The UN Secretary General’s Task Force on Digital Financing of the SDGs launched its interim report of findings during the General Assembly in New York late September. The Task Force, whose mandate is to recommend and catalyse ways to harness digitalization to advance SDG financing, includes tech entrepreneurs, commercial and development banks, business associations, and United Nations agencies, as well as central bank governors and ministers. Findings of the Task Force to date point to some high-potential focus areas. These are: Identifying major areas of opportunities; supporting governance innovations for sustainable digital finance; building national and regional capabilities; pinpointing areas for international cooperation; and measuring progress (emphasis added) on sustainable digital finance at the country level around the world.
Toward a Country Benchmark
The measuring progress pillar of the UN Task Force work will be led by the SDFA. We think of it as measuring the sustainable digital readiness of a country, and the data sets are a mix of demand, supply and regulatory frameworks for each given country’s sustainable digital finance landscape. We launched a prototype of a country-level SDF readiness benchmark last Friday. Populated with preliminary data compiled by Holland Fintech, the Holland Stock-Take prototype, with inputs from APG and the Dutch Central Bank, received a strongly positive initial response from participants at the October 4 event in Amsterdam.
A First Benchmark Test
In the Netherlands sustainable digital finance solutions at market level have been mainly driven by incumbents, rather than coming from the fintech community. Examples of incumbent-led solutions are numerous. They include the recently launched partnership in Africa between Rabobank and MasterCard which uses data to offer farmers real-time information about market prices and link them directly to market platforms allowing them to by-pass middlemen. Then there is Rabobank’s recent adoption of satellite image analytics to monitor de-forestation in their value chain. The pension asset manager APG used artificial intelligence to analyze 10,000 companies, which allowed it to spot 1,325 sustainable companies to invest in. ING uses artificial intelligence and Big Data for sustainability-linked lending products that factor in the costs of externalities.
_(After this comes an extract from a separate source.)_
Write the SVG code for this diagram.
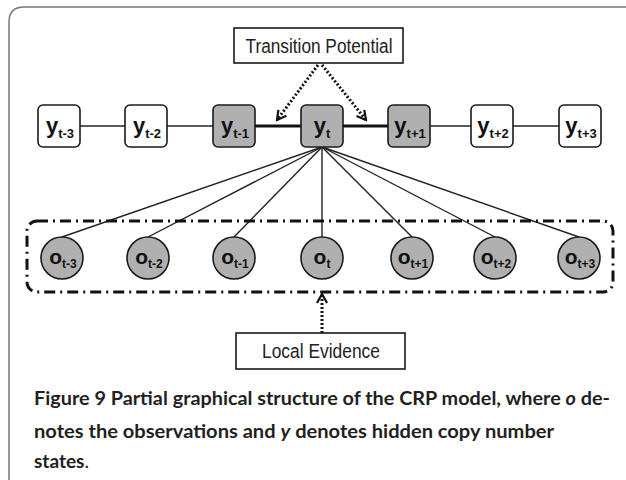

This list gets longer the more one looks at the three large Dutch banks and some of the major Dutch asset owners: there is a strong focus on environmental issues.
This is in sharp contrast to the fintech start-up scene in the Netherlands. Few Dutch fintechs are what SDFA describes as “native-SDG fintechs”—that is, few of them were explicitly designed to tackle a sustainability challenge of any sort. However, in developing our prototype with Holland Fintech, our fintech landscape survey asked them to self-select the SDGs to which they contribute. Here the fintech community perceive themselves as having the greatest impact on SDGs 8 (Decent Work and Economic Growth) and 9 (Industry, Innovation, and Infrastructure). The four green SDGs (#7 Affordable and Clean Energy, #13 Climate Action, #14 Life Below Water, and #15 Life on Land) are the SDGs where the Dutch fintechs perceive their business models to have the least impact.
The sustainable digital finance solutions in the Netherlands are mainly found in circular economy, agricultural finance, and in crowdfunding. In the latter the Netherlands is a European stronghold. At last Friday’s event in Amsterdam, OnePlanet Crowd was sharing their journey, stressing that sustainability is something the Dutch public is eager to invest in. OnePlanet Crowd recently launched a renewable energy project and it was immediately oversubscribed. OnePlanet Crowd shared that at the moment, there is more savings from the Dutch people than there are investible green projects.
Rabobank offered a final reflection which perhaps suggests why in the Netherlands it is the incumbents who are the sustainable digital finance champions. The Rabobank executive said that sustainable digital finance is something Rabobank largely pursues with foreign partners, in projects outside the bank’s home country. Inside the bank, the two workstreams—digital transformation and sustainability—remain perhaps too siloed.
Regulatory Readiness
Regulatory readiness means clarity of the regulations governing the underlying technologies (blockchain, ioT, AI, and especially Big Data) needed to build high impact sustainable fintech solutions. It also means the existence of regulatory practices and standards for auditing how that technology is deployed for sustainability. This clarity is needed for both upfront licensing as well as for ongoing supervision. Does a regulatory body review algorithmic design for sustainability outcomes as part of its standard practice? Is there regulatory clarity around potentially high impact solutions such as fractional ownership of green assets through tokenization? In the Netherlands the central bank shows great leadership in green finance as the chair of the Network for the Greening of the Financial System (NGFS) and has an internal sustainable finance platform. However, even in the Netherlands, the integration between sustainable finance and fintech regulation remains limited and tentative.
Along with our country-by-country stock-taking of the supply side, SDFA is mapping the regulatory landscape. Our next steps will be to test the regulatory metrics in more countries to refine our Sustainable Digital Finance Readiness Benchmark. The product will go live in mid-2020 with the launch of the UN Digital Financing Task Force’s final report.